Reserve:  ....................
but in the percept the hidden cards really are hidden:
>> (card-number (second (aref (spider-state-stacks s0-easy) 9)))
>> (card-number (second (aref (spider-state-stacks s0-percept) 9)))

Spider moves specify the number of cards to be moved, the origin stack, and the destination stack:

>> (pprint (actions ps-easy s0-easy))
 #S(SPIDER-MOVE :K 1 :FROM 0 :TO 2))
The new-row action deals out a new row of cards from the reserve. The outcome of a Spider action is defined by the result method:
>> (result ps-easy  #S(SPIDER-MOVE :K 1 :FROM 9 :TO 3) s0-easy)

 0    ??? ??? ???  AH
 1    ??? ??? ???  KH
 2    ??? ???  2H
 3    ??? ???  5H  4H
 4    ??? ???  AH
 5    ??? ???  JH
 6    ??? ???  6H
 7    ??? ???  9H
 8    ??? ???  2H
 9    ??? 10H

Reserve:  ....................
See spider.lisp for a complete explanation of exactly which moves are allowed. We have eliminated some redundant moves to make the game a little easier for the computer to play. You should also look at the goal-test, step-cost, and get-percept methods.
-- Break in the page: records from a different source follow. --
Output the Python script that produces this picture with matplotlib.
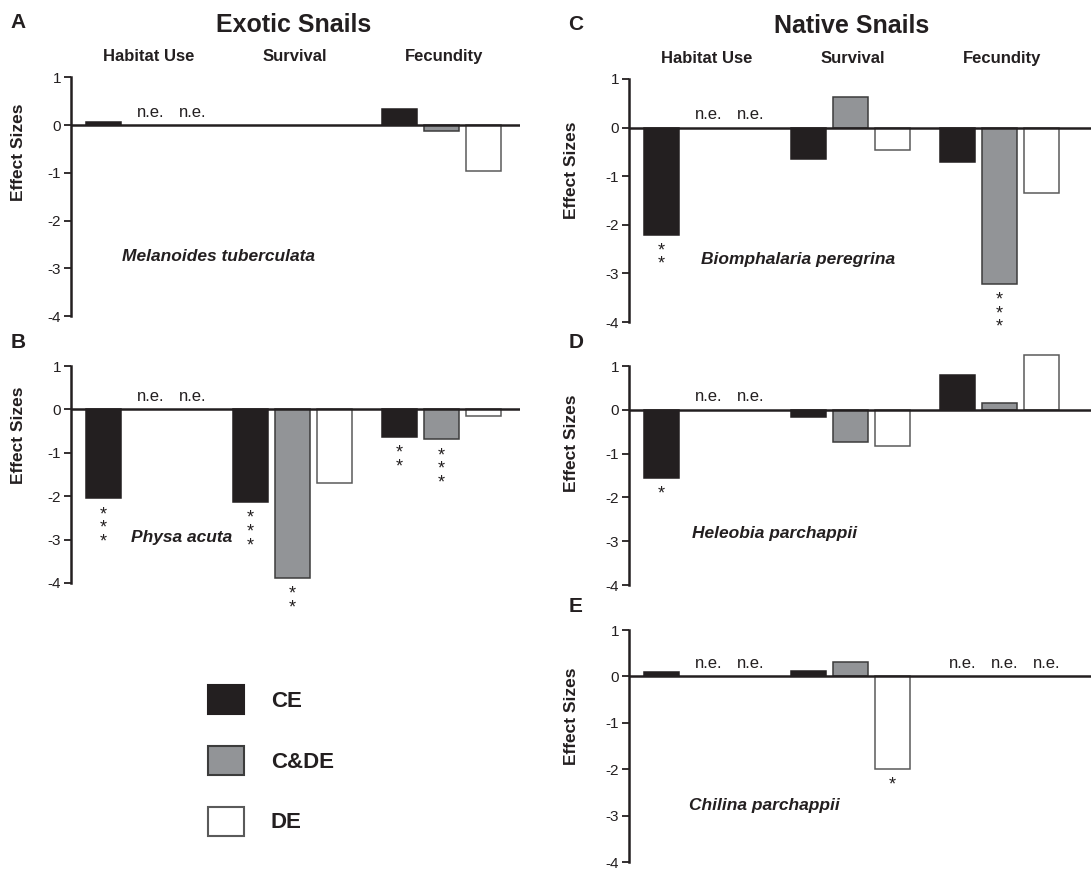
import matplotlib
matplotlib.use("Agg")
import matplotlib.pyplot as plt
from matplotlib.patches import Patch
import numpy as np

plt.rcParams['font.family'] = ['Liberation Sans', 'DejaVu Sans']
plt.rcParams['axes.unicode_minus'] = False

# ---- data ----
categories = ['Habitat Use', 'Survival', 'Fecundity']
treatments = ['CE', 'C&DE', 'DE']
NE = 'n.e.'   # not evaluated -> text instead of a bar
# order in each list: Habitat (CE, C&DE, DE), Survival (...), Fecundity (...)
melanoides = [0.07, NE, NE, None, None, None, 0.34, -0.13, -0.95]
physa = [-2.05, NE, NE, -2.14, -3.89, -1.70, -0.63, -0.69, -0.16]
biomphalaria = [-2.20, NE, NE, -0.64, 0.62, -0.47, -0.70, -3.21, -1.35]
heleobia = [-1.56, NE, NE, -0.17, -0.73, -0.83, 0.80, 0.15, 1.25]
chilina = [0.10, NE, NE, 0.12, 0.32, -2.00, NE, NE, NE]

stars_melanoides = [0, 0, 0, 0, 0, 0, 0, 0, 0]
stars_physa = [3, 0, 0, 3, 2, 0, 2, 3, 0]
stars_biomphalaria = [2, 0, 0, 0, 0, 0, 0, 3, 0]
stars_heleobia = [1, 0, 0, 0, 0, 0, 0, 0, 0]
stars_chilina = [0, 0, 0, 0, 0, 1, 0, 0, 0]

species = ['Melanoides tuberculata', 'Physa acuta', 'Biomphalaria peregrina',
           'Heleobia parchappii', 'Chilina parchappii']

# ---- styles ----
fills = ['#231f20', '#929497', 'white']
edges = ['#231f20', '#3c3c3c', '#5a5a5a']
dark = '#231f20'

W, H = 1091, 871
fig = plt.figure(figsize=(W / 100, H / 100), dpi=100)

group_start = [0, 3.5, 7.05]
xpos = [g + k for g in group_start for k in range(3)]
slot_px = 42.0


def add_panel(rect_px, letter, values, stars, name, name_xy, ylab_frac, headers=None, title=None):
    l, r, t, b = rect_px
    ax = fig.add_axes([l / W, 1 - b / H, (r - l) / W, (b - t) / H])
    ax.set_xlim(-32.5 / slot_px, -32.5 / slot_px + (r - l) / slot_px)
    ax.set_ylim(-4, 1)
    for s in ['top', 'right', 'bottom']:
        ax.spines[s].set_visible(False)
    ax.spines['left'].set_linewidth(1.8)
    ax.spines['left'].set_color(dark)
    ax.set_xticks([])
    ax.set_yticks([1, 0, -1, -2, -3, -4])
    ax.set_yticklabels(['1', '0', '-1', '-2', '-3', '-4'])
    ax.tick_params(axis='y', direction='out', length=5, width=1.3, color=dark,
                   labelsize=11, labelcolor=dark, pad=2)
    ax.patch.set_visible(False)

    for i, v in enumerate(values):
        k = i % 3
        if v is None:
            continue
        if v == NE:
            ax.annotate(NE, xy=(xpos[i], 0), xytext=(4, 9.5), textcoords='offset points',
                        ha='center', va='center', fontsize=12, color=dark)
            continue
        ax.bar(xpos[i], v, width=35 / slot_px, color=fills[k], edgecolor=edges[k],
               linewidth=1.1, zorder=2, clip_on=False)
        if stars[i]:
            # stacked significance asterisks under the bar
            ax.annotate('\n'.join(['*'] * stars[i]), xy=(xpos[i], v), xytext=(0, -5.5),
                        textcoords='offset points', ha='center', va='top',
                        fontsize=13, color=dark, linespacing=0.75)

    ax.axhline(0, color=dark, linewidth=1.8, zorder=3)
    ax.set_ylabel('Effect Sizes', fontsize=12.5, fontweight='bold', color=dark)
    ax.yaxis.set_label_coords(-(45 if l < 300 else 50) / (r - l), ylab_frac)

    ax.text(name_xy[0], name_xy[1], name, fontsize=12.5, fontweight='bold',
            fontstyle='italic', ha='center', va='center', color=dark)

    if headers:
        for g, hname in zip(group_start, headers):
            ax.annotate(hname, xy=(g + 1, 1), xycoords=('data', 'axes fraction'),
                        xytext=(2, 15), textcoords='offset points', ha='center',
                        va='center', fontsize=12, fontweight='bold', color=dark)
    if title:
        ax.annotate(title, xy=(group_start[1] + 1, 1), xycoords=('data', 'axes fraction'),
                    xytext=(1, 38), textcoords='offset points', ha='center',
                    va='center', fontsize=18, fontweight='bold', color=dark)

    fig.text((l - 53) / W, 1 - (t - (55 if headers else 23)) / H, letter, fontsize=15,
             fontweight='bold', ha='center', va='center', color=dark)
    return ax


add_panel((71, 520, 77.5, 316), 'A', melanoides, stars_melanoides, species[0],
          (2.75, -2.76), 0.686, headers=categories, title='Exotic Snails')
add_panel((71, 520, 366, 583), 'B', physa, stars_physa, species[1],
          (1.85, -2.95), 0.68)
add_panel((629, 1091, 79, 322), 'C', biomphalaria, stars_biomphalaria, species[2],
          (3.25, -2.72), 0.624, headers=categories, title='Native Snails')
add_panel((629, 1091, 366, 585), 'D', heleobia, stars_heleobia, species[3],
          (2.70, -2.83), 0.645)
add_panel((629, 1091, 630, 862), 'E', chilina, stars_chilina, species[4],
          (2.44, -2.79), 0.627)

handles = [Patch(facecolor=fills[k], edgecolor=edges[k], linewidth=1.5, label=treatments[k])
           for k in range(3)]
fig.legend(handles=handles, loc='upper left', bbox_to_anchor=(208 / W, 1 - 685 / H),
           frameon=False, borderpad=0, borderaxespad=0, handlelength=1.62,
           handleheight=1.63, handletextpad=1.2, labelspacing=1.43,
           prop={'size': 16, 'weight': 'bold'}, labelcolor=dark)

fig.savefig('out.png', dpi=100, facecolor='white')
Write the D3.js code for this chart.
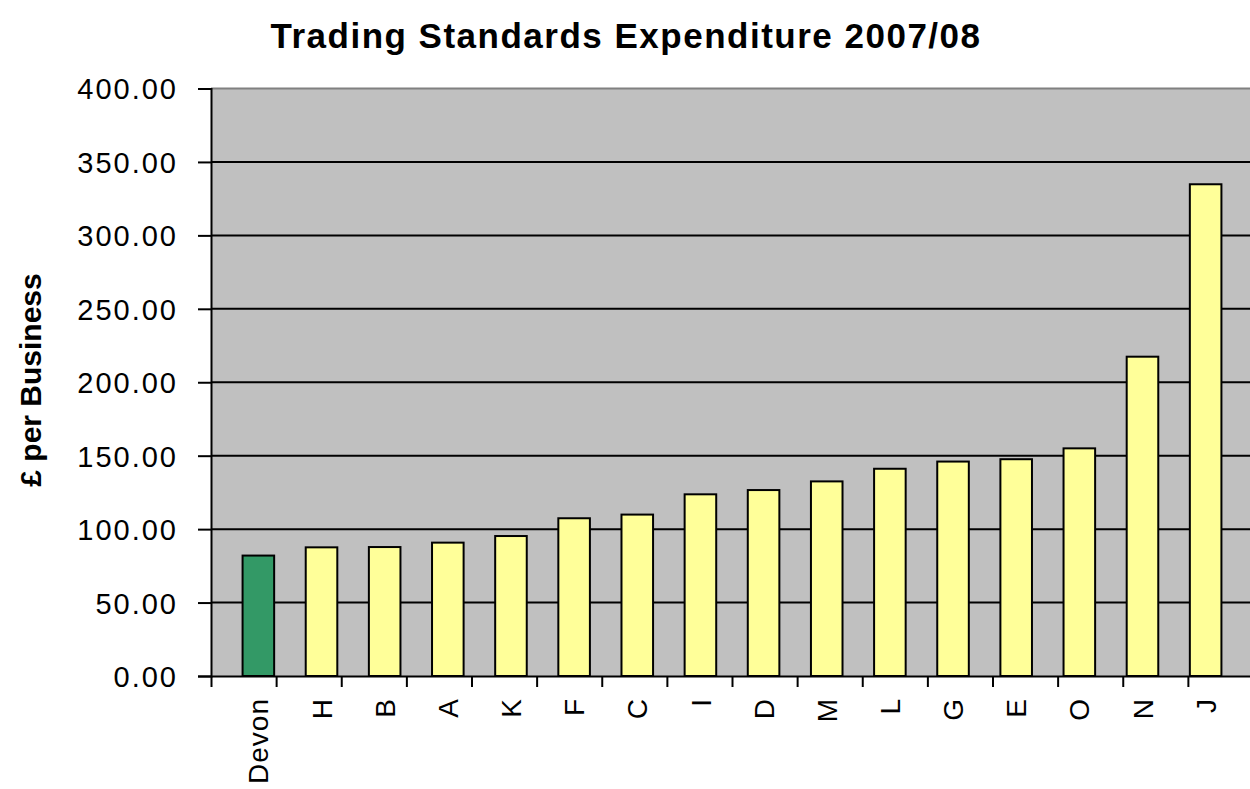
<!DOCTYPE html>
<html>
<head>
<meta charset="utf-8">
<script src="https://cdn.jsdelivr.net/npm/d3@7/dist/d3.min.js"></script>
<style>
  body { margin: 0; background: #fff; }
  svg { display: block; }
  .lbl { font-family: "Liberation Sans", Arial, sans-serif; font-size: 29px; letter-spacing: 2px; fill: #000; }
  .xlbl { font-size: 28px; letter-spacing: 1px; }
</style>
</head>
<body>
<svg id="chart"></svg>
<script>
'use strict';

var categories = ['Devon', 'H', 'B', 'A', 'K', 'F', 'C', 'I', 'D', 'M', 'L', 'G', 'E', 'O', 'N', 'J'];
var values = [82, 87.6, 87.8, 90.8, 95.3, 107.4, 109.9, 123.7, 126.6, 132.5, 141.1, 146, 147.6, 155, 217.4, 334.8];
var yTicks = [0, 50, 100, 150, 200, 250, 300, 350, 400];

var svgWidth = 1250, svgHeight = 789;
var margin = { top: 88.5, right: -3, bottom: 113, left: 211 };
var width = svgWidth - margin.left - margin.right;
var height = svgHeight - margin.top - margin.bottom;

var svg = d3.select('#chart')
    .attr('width', svgWidth)
    .attr('height', svgHeight);

svg.append('text')
    .attr('x', 626)
    .attr('y', 48)
    .attr('text-anchor', 'middle')
    .style('font-family', '"Liberation Sans", Arial, sans-serif')
    .style('font-weight', 'bold')
    .style('font-size', '35px')
    .style('letter-spacing', '1.5px')
    .text('Trading Standards Expenditure 2007/08');

svg.append('text')
    .attr('transform', 'translate(41,' + 380 + ') rotate(-90)')
    .attr('text-anchor', 'middle')
    .style('font-family', '"Liberation Sans", Arial, sans-serif')
    .style('font-weight', 'bold')
    .style('font-size', '30px')
    .text('£ per Business');

var g = svg.append('g')
    .attr('transform', 'translate(' + margin.left + ',' + margin.top + ')');

var x = d3.scaleBand().domain(categories).range([0, width]).padding(0.5);
var xEdge = d3.scaleLinear().domain([0, categories.length]).range([0, width]);
var y = d3.scaleLinear().domain([0, 400]).range([height, 0]);

// plot background
g.append('rect')
    .attr('width', width)
    .attr('height', height)
    .attr('fill', '#c0c0c0');

// top border
g.append('line')
    .attr('x1', 0).attr('x2', width)
    .attr('y1', y(400)).attr('y2', y(400))
    .attr('stroke', '#808080').attr('stroke-width', 2);

// gridlines
g.append('g')
    .selectAll('line')
    .data(yTicks.filter(function(d) { return d > 0 && d < 400; }))
    .enter().append('line')
    .attr('x1', 0).attr('x2', width)
    .attr('y1', function(d) { return y(d); })
    .attr('y2', function(d) { return y(d); })
    .attr('stroke', '#000').attr('stroke-width', 2);

// bars
g.append('g')
    .selectAll('rect')
    .data(values)
    .enter().append('rect')
    .attr('x', function(d, i) { return x(categories[i]); })
    .attr('y', function(d) { return y(d); })
    .attr('width', x.bandwidth())
    .attr('height', function(d) { return height - y(d); })
    .attr('fill', function(d, i) { return i === 0 ? '#339966' : '#ffff99'; })
    .attr('stroke', '#000')
    .attr('stroke-width', 2);

// y axis
var yAxis = g.append('g')
    .call(d3.axisLeft(y).tickValues(yTicks).tickFormat(d3.format('.2f')).tickSize(13).tickPadding(20));
yAxis.select('.domain').attr('stroke-width', 2);
yAxis.selectAll('.tick line').attr('stroke-width', 2);
yAxis.selectAll('.tick text').attr('class', 'lbl').attr('dy', '0.36em');

// x axis ticks at band edges
var xAxis = g.append('g')
    .attr('transform', 'translate(0,' + height + ')')
    .call(d3.axisBottom(xEdge).tickValues(d3.range(categories.length + 1)).tickFormat('').tickSize(11).tickSizeOuter(0));
xAxis.select('.domain').attr('stroke-width', 2);
xAxis.selectAll('.tick line').attr('stroke-width', 2);

// x labels
g.append('g')
    .selectAll('text')
    .data(categories)
    .enter().append('text')
    .attr('class', 'lbl xlbl')
    .attr('text-anchor', 'end')
    .attr('dy', '0.36em')
    .attr('transform', function(d) {
        return 'translate(' + (x(d) + x.bandwidth() / 2) + ',' + (height + 22) + ') rotate(-90)';
    })
    .text(function(d) { return d; });
</script>
</body>
</html>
A Spider poproblem instance can be converted into an environment as follows:

>> (setq es-easy (poproblem->environment ps-easy :agents (list (new-random-spider-agent :problem ps-easy))))
You can now type (run-environment es-easy) and watch the random agent playing. It usually wins, which shows that this is an easy class of Spider problems. Look in spider-agents.lisp to see the definition of new-random-spider-agent. This file also contains an expectimax agent specifically for Spider.

The Spider MDP is defined in spider-mdp.lisp. Like any MDP, this has a results method, but it should be avoided, especially for the new-row action. The file defines num-results and random-result methods for use with sampling expectimax. We can make a Spider MDP as follows:

>> (setq smdp (make-spider-mdp :problem ps-easy :initial-state s0-easy))

Question 4 (5 pts). Evaluate the random spider agent over 1000 instances of the "easy" Spider game. (Be sure that you generate a new instance each time!)

Question 5 (10 pts). Write a function new-random+history-spider-agent that, like new-random-spider-agent, returns an agent that selects moves randomly; however, these agents should keep a history of all visited states in a hash table (don't forget to use the state-hash-key!) and should never execute a move that leads to a state already visited. [Hint: you need only check the outcome of moves that have exactly one outcome.] Does this make your agent worse or better on the easy Spider instances?

Question 6 (5 pts). The file spider-eval.lisp contains an approximate utility function for Spider. Explain why the function includes the spider-suits-completed feature. [Hint: this is not a completely trivial question.]

Question 7 (5 pts). Evaluate a depth-1 sampling expectimax agent that uses 5 samples on both the "easy" instances and on instances with 2 packs, 1 suit, and 4 hidden rows. (Do as many trials as you can in a reasonable time, but no more than 1000 in any case.) If cycles are available, evaluate a depth-2 agent as well.